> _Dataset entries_
start

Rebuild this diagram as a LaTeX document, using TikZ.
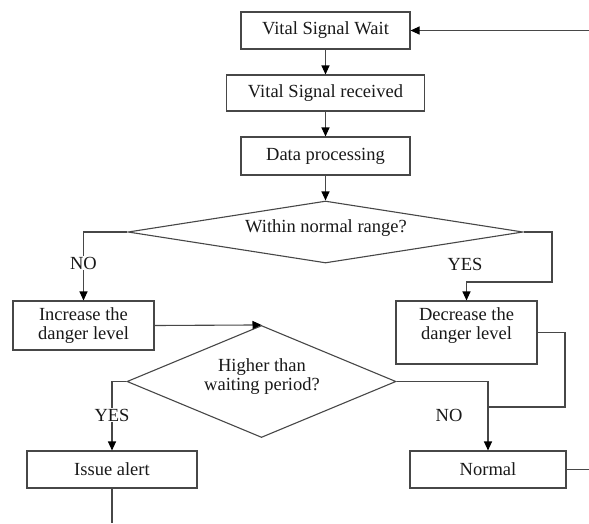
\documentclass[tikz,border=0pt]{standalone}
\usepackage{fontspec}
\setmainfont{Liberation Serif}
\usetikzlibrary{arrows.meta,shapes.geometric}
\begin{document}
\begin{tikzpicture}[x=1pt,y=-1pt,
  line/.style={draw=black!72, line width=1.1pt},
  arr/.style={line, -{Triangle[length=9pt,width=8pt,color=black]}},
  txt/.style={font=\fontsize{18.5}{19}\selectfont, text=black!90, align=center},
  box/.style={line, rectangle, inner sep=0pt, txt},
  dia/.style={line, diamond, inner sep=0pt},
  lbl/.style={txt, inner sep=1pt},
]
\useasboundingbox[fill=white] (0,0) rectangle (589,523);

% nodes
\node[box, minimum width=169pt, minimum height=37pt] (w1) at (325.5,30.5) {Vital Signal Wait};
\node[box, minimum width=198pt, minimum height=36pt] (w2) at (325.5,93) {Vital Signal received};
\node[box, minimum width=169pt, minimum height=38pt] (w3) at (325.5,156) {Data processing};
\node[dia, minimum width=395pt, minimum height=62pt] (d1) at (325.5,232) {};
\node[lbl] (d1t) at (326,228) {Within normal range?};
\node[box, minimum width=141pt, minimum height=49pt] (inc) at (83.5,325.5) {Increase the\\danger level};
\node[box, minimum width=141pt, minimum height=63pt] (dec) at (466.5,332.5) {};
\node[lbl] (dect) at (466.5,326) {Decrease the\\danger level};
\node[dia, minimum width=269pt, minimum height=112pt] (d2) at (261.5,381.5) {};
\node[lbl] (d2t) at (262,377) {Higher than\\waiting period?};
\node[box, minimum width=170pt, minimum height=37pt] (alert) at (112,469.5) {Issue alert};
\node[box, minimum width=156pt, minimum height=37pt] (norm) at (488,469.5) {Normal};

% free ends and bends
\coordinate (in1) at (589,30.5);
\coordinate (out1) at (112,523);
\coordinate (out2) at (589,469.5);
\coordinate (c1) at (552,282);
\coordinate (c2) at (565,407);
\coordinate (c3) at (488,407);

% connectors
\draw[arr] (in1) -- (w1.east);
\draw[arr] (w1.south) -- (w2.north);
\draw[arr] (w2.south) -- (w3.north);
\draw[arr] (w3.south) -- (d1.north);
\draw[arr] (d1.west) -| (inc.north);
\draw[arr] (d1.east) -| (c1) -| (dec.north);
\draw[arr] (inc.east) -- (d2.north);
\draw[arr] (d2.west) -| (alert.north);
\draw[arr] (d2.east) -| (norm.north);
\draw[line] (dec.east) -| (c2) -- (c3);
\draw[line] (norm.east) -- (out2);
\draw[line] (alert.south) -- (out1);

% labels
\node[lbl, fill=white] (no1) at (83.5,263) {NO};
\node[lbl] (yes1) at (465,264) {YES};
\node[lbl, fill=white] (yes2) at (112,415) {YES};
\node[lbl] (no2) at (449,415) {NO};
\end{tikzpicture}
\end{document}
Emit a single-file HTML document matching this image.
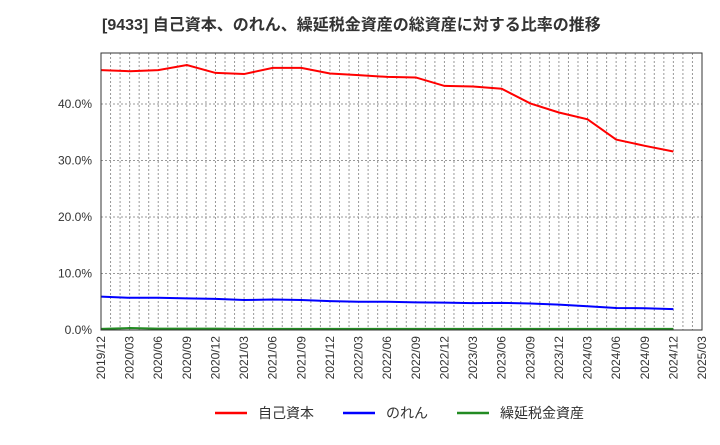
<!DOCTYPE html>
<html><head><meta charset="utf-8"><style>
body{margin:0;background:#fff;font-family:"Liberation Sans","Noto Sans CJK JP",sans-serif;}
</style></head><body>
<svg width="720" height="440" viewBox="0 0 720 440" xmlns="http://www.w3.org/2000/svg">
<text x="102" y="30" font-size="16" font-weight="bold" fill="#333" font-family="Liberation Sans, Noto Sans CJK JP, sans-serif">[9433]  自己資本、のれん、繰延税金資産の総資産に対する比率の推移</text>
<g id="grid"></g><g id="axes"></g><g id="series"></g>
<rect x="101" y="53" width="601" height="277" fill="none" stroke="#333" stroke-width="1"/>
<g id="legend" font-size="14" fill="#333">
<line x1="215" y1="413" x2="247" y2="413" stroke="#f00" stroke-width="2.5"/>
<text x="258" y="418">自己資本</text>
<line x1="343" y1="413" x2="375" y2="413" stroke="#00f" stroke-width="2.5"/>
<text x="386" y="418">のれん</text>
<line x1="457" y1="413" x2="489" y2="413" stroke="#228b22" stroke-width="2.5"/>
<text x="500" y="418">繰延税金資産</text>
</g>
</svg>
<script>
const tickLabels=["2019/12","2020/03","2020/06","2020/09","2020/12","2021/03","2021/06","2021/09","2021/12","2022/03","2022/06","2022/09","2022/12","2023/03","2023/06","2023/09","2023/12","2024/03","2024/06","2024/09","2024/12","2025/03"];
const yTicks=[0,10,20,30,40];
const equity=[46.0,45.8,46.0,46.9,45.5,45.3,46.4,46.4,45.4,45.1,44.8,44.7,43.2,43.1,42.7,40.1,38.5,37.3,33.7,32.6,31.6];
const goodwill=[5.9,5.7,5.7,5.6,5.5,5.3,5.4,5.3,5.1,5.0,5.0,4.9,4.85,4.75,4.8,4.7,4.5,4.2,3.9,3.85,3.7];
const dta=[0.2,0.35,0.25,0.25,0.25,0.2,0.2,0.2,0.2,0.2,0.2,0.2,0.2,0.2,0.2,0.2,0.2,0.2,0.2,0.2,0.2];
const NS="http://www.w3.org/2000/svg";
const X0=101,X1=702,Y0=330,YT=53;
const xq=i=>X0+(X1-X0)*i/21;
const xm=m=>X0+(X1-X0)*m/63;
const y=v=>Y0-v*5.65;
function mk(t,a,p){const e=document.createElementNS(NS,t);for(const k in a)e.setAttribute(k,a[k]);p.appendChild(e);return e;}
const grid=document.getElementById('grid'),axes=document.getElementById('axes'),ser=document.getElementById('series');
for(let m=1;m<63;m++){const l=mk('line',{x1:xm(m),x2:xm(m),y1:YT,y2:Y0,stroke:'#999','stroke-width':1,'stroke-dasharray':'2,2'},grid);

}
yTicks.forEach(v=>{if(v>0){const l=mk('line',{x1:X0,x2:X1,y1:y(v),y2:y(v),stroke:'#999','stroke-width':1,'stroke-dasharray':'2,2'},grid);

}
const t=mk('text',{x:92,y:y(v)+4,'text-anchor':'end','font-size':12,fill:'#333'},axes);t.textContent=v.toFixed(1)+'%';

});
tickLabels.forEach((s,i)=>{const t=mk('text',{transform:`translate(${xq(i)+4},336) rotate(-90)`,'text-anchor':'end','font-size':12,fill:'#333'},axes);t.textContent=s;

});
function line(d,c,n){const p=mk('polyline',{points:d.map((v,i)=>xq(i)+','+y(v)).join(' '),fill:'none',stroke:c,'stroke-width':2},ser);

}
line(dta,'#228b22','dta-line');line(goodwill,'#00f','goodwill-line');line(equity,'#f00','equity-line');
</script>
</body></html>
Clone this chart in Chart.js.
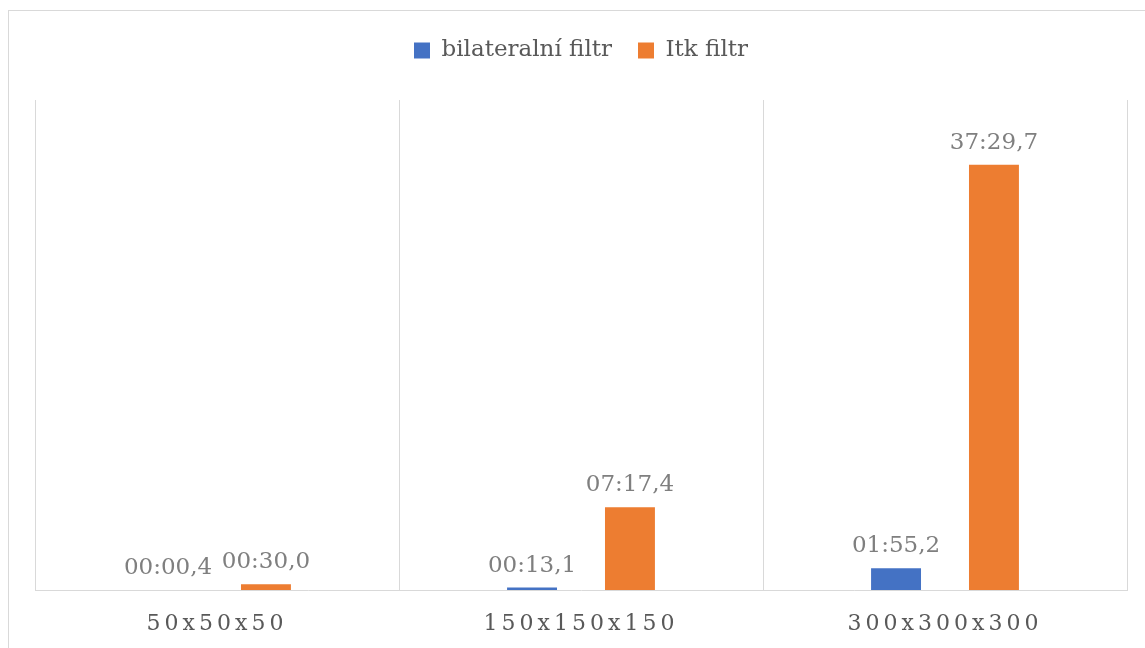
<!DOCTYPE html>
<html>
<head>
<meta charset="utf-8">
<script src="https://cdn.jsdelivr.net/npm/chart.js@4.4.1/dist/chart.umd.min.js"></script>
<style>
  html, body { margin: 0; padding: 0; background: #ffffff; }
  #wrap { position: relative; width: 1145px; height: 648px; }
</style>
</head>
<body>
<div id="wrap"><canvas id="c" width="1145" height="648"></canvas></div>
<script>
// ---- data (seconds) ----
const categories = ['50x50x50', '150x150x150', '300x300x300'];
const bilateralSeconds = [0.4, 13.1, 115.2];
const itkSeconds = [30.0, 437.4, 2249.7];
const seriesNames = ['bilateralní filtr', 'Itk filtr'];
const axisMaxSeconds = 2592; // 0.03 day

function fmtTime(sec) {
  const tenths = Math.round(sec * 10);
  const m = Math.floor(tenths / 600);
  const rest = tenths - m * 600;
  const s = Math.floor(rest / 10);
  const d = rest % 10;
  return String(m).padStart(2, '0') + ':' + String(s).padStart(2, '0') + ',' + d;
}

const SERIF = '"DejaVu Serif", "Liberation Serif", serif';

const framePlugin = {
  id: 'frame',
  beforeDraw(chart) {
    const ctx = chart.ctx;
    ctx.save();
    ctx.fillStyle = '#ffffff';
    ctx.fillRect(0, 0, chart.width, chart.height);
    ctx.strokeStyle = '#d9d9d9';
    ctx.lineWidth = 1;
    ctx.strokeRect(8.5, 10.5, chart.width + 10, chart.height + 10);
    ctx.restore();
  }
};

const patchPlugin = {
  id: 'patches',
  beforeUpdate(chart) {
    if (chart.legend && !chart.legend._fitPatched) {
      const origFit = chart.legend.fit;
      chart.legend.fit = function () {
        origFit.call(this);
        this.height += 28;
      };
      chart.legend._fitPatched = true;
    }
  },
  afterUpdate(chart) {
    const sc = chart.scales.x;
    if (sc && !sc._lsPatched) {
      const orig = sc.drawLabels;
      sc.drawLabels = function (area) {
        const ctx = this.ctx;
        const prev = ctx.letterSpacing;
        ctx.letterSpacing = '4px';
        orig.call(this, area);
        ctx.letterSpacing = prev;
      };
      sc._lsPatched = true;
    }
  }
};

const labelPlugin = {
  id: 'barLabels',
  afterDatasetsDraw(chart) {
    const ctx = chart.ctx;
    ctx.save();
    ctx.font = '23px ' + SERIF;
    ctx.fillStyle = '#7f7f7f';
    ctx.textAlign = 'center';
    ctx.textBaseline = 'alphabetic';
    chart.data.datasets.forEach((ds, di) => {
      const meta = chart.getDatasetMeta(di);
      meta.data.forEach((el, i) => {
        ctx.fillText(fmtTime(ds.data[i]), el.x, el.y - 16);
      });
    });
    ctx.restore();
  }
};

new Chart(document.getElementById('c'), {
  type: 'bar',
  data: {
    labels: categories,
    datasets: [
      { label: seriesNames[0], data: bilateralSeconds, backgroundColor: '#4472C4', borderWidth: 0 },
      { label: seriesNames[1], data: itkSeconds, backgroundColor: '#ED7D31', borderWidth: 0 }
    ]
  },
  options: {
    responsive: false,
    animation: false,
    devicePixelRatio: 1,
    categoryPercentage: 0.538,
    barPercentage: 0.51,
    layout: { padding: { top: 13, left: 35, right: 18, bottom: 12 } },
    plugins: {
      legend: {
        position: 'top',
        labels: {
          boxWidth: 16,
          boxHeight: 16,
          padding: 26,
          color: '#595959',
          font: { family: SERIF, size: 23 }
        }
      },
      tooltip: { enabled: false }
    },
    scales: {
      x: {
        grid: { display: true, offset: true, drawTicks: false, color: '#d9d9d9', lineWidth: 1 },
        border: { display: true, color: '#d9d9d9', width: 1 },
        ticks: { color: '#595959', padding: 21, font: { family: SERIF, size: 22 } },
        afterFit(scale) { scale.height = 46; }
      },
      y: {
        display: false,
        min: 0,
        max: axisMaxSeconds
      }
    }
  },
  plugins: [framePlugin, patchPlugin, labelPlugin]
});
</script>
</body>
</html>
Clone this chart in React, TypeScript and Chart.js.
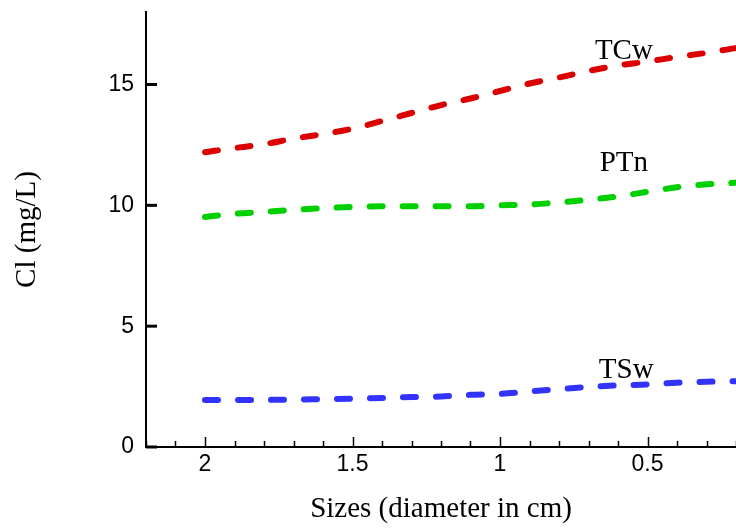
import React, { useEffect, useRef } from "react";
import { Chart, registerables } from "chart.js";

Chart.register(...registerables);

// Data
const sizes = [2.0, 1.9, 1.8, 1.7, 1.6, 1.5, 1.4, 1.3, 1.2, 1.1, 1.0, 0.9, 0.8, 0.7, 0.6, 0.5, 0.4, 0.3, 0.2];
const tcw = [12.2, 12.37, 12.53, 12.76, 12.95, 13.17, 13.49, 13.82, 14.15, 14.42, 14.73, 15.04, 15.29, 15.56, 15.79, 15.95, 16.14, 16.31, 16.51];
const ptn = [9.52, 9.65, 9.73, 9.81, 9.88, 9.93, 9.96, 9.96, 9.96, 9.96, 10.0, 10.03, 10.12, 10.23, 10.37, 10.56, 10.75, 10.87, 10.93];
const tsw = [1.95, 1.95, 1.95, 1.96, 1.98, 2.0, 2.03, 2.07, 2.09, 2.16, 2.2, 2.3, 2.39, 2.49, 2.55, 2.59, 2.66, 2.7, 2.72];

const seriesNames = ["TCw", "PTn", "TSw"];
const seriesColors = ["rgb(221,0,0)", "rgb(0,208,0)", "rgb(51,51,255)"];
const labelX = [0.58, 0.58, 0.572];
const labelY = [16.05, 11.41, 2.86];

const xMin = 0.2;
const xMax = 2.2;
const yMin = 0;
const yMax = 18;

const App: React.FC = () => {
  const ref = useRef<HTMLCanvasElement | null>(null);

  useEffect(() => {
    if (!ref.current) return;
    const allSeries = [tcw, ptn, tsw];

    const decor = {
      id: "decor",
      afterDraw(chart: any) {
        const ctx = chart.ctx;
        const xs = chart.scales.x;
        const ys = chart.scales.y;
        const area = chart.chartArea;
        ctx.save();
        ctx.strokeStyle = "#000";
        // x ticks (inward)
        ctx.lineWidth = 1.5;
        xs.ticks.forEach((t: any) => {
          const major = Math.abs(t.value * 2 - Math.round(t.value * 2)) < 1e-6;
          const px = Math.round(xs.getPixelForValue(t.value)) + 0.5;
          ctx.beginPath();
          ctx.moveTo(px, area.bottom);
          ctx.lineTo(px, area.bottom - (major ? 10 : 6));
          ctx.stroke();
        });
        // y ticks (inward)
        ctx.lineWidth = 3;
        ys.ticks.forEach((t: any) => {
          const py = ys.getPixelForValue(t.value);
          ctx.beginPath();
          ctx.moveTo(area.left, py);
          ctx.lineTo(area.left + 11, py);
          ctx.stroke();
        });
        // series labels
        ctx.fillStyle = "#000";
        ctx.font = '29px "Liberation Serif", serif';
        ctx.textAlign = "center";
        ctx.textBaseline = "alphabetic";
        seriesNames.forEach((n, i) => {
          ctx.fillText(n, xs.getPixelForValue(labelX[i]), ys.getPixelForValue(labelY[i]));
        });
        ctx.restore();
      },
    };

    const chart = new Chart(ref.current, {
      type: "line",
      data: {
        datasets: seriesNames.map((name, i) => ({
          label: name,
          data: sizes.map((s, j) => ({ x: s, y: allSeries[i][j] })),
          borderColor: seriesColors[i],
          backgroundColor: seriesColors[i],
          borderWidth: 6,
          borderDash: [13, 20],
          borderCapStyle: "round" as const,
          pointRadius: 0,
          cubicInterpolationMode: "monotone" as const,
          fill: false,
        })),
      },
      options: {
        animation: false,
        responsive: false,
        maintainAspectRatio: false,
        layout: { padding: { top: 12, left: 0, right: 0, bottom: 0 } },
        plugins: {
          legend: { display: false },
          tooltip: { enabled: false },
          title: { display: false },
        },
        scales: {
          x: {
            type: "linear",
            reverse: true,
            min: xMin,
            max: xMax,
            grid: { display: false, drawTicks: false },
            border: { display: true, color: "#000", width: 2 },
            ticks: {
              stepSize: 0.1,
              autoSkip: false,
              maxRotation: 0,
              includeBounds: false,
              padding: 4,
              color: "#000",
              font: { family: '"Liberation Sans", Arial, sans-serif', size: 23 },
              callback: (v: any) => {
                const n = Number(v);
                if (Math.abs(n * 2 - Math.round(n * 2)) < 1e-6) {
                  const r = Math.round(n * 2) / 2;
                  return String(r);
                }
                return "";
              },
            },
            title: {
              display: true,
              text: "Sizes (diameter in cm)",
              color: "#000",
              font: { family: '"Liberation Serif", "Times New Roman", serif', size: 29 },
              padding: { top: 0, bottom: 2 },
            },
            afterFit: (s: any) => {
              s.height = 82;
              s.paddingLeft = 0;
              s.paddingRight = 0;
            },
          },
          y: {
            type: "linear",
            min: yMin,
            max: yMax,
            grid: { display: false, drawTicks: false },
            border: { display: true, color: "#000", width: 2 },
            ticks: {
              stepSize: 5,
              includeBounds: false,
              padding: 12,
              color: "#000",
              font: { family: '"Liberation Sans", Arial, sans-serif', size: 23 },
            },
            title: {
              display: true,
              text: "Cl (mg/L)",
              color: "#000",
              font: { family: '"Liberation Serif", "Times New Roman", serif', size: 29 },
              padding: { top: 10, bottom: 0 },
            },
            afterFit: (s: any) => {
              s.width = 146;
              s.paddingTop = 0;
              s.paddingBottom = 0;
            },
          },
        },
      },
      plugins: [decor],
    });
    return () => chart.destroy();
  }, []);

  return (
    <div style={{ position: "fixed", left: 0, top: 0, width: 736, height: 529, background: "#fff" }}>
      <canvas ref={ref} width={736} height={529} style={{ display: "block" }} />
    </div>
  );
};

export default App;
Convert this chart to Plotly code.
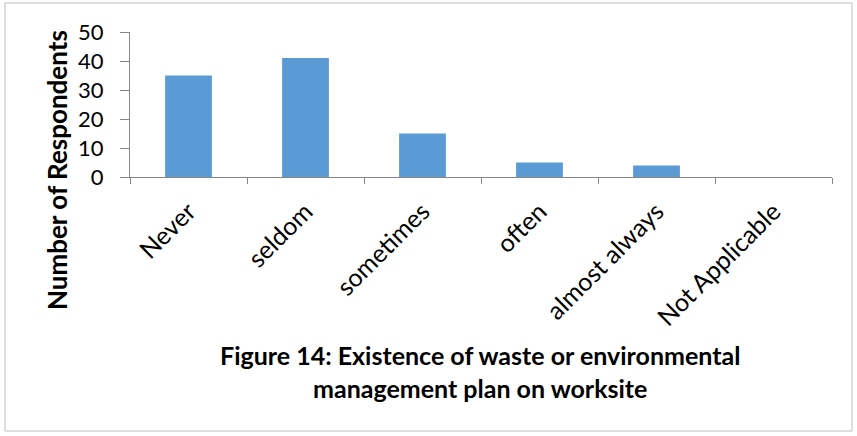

end

> _Task instructions_
Take the lines above starting at the one containing "Clone this chart in React, TypeScript" and ending at the one containing "Chart.register(...registerables);", and print them again exactly, without pictures.

> _Written response_
Clone this chart in React, TypeScript and Chart.js.
import React, { useEffect, useRef } from "react";
import { Chart, registerables } from "chart.js";

Chart.register(...registerables);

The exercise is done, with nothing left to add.